#### GIVEN INSTRUCTION
Give the listing again character for character, but drop the images.

#### DATA PROVIDED
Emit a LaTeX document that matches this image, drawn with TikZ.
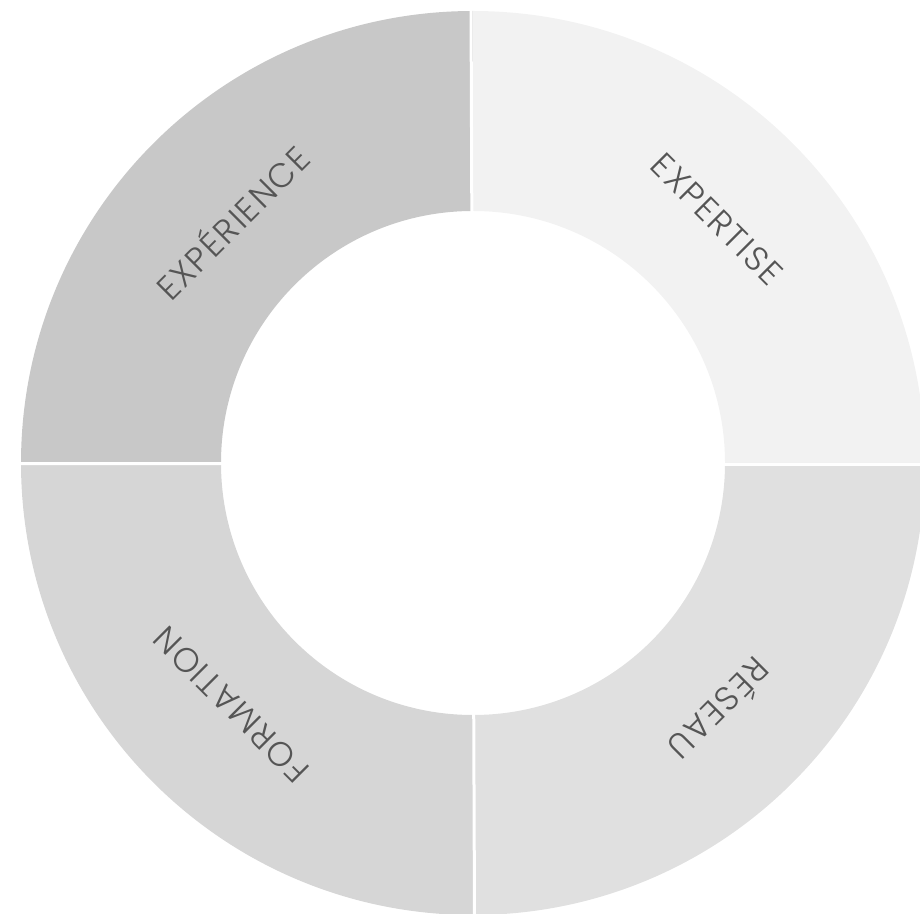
\documentclass[tikz,border=0pt]{standalone}
\usepackage{fontspec}
\setmainfont{Poppins}[UprightFont={* Light}]
\newfontfamily\labelfont{Poppins}[UprightFont={* Light}, LetterSpace=5]
\usetikzlibrary{calc}
\definecolor{segA}{HTML}{C8C8C8}
\definecolor{segB}{HTML}{F2F2F2}
\definecolor{segC}{HTML}{E0E0E0}
\definecolor{segD}{HTML}{D6D6D6}
\definecolor{txt}{HTML}{555555}
\tikzset{
  seglabel/.style={text=txt, font=\labelfont\fontsize{34}{38}\selectfont, inner sep=0pt},
  gap/.style={white, line width=3pt}
}
\newcommand{\ringseg}[3]{%
  \fill[#1] ($(C)+(#2:452)$) arc[start angle=#2, end angle=#3, radius=452]
    -- ($(C)+(#3:252)$) arc[start angle=#3, end angle=#2, radius=252] -- cycle;}
\begin{document}
\begin{tikzpicture}[x=1pt,y=1pt]
\useasboundingbox (0,0) rectangle (920,913);
\coordinate (C) at (473,450);
\ringseg{segA}{90}{180}
\ringseg{segB}{0}{90}
\ringseg{segC}{-90}{0}
\ringseg{segD}{180}{270}
\coordinate (gT) at (471,915);
\coordinate (gB) at (474.5,-5);
\coordinate (gL) at (-5,449.5);
\coordinate (gR) at (925,448.5);
\draw[gap] (gT) -- (gB);
\draw[gap] (gL) -- (gR);
\node[seglabel, rotate=45] (exp) at ($(C)+(135:342)$) {EXPÉRIENCE};
\node[seglabel, rotate=-45] (ext) at ($(C)+(45:345)$) {EXPERTISE};
\node[seglabel, rotate=-135] (res) at ($(C)+(-45:350)$) {RÉSEAU};
\node[seglabel, rotate=135] (for) at ($(C)+(-135:342)$) {FORMATION};
\end{tikzpicture}
\end{document}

#### FULL RESPONSE
Emit a LaTeX document that matches this image, drawn with TikZ.
\documentclass[tikz,border=0pt]{standalone}
\usepackage{fontspec}
\setmainfont{Poppins}[UprightFont={* Light}]
\newfontfamily\labelfont{Poppins}[UprightFont={* Light}, LetterSpace=5]
\usetikzlibrary{calc}
\definecolor{segA}{HTML}{C8C8C8}
\definecolor{segB}{HTML}{F2F2F2}
\definecolor{segC}{HTML}{E0E0E0}
\definecolor{segD}{HTML}{D6D6D6}
\definecolor{txt}{HTML}{555555}
\tikzset{
  seglabel/.style={text=txt, font=\labelfont\fontsize{34}{38}\selectfont, inner sep=0pt},
  gap/.style={white, line width=3pt}
}
\newcommand{\ringseg}[3]{%
  \fill[#1] ($(C)+(#2:452)$) arc[start angle=#2, end angle=#3, radius=452]
    -- ($(C)+(#3:252)$) arc[start angle=#3, end angle=#2, radius=252] -- cycle;}
\begin{document}
\begin{tikzpicture}[x=1pt,y=1pt]
\useasboundingbox (0,0) rectangle (920,913);
\coordinate (C) at (473,450);
\ringseg{segA}{90}{180}
\ringseg{segB}{0}{90}
\ringseg{segC}{-90}{0}
\ringseg{segD}{180}{270}
\coordinate (gT) at (471,915);
\coordinate (gB) at (474.5,-5);
\coordinate (gL) at (-5,449.5);
\coordinate (gR) at (925,448.5);
\draw[gap] (gT) -- (gB);
\draw[gap] (gL) -- (gR);
\node[seglabel, rotate=45] (exp) at ($(C)+(135:342)$) {EXPÉRIENCE};
\node[seglabel, rotate=-45] (ext) at ($(C)+(45:345)$) {EXPERTISE};
\node[seglabel, rotate=-135] (res) at ($(C)+(-45:350)$) {RÉSEAU};
\node[seglabel, rotate=135] (for) at ($(C)+(-135:342)$) {FORMATION};
\end{tikzpicture}
\end{document}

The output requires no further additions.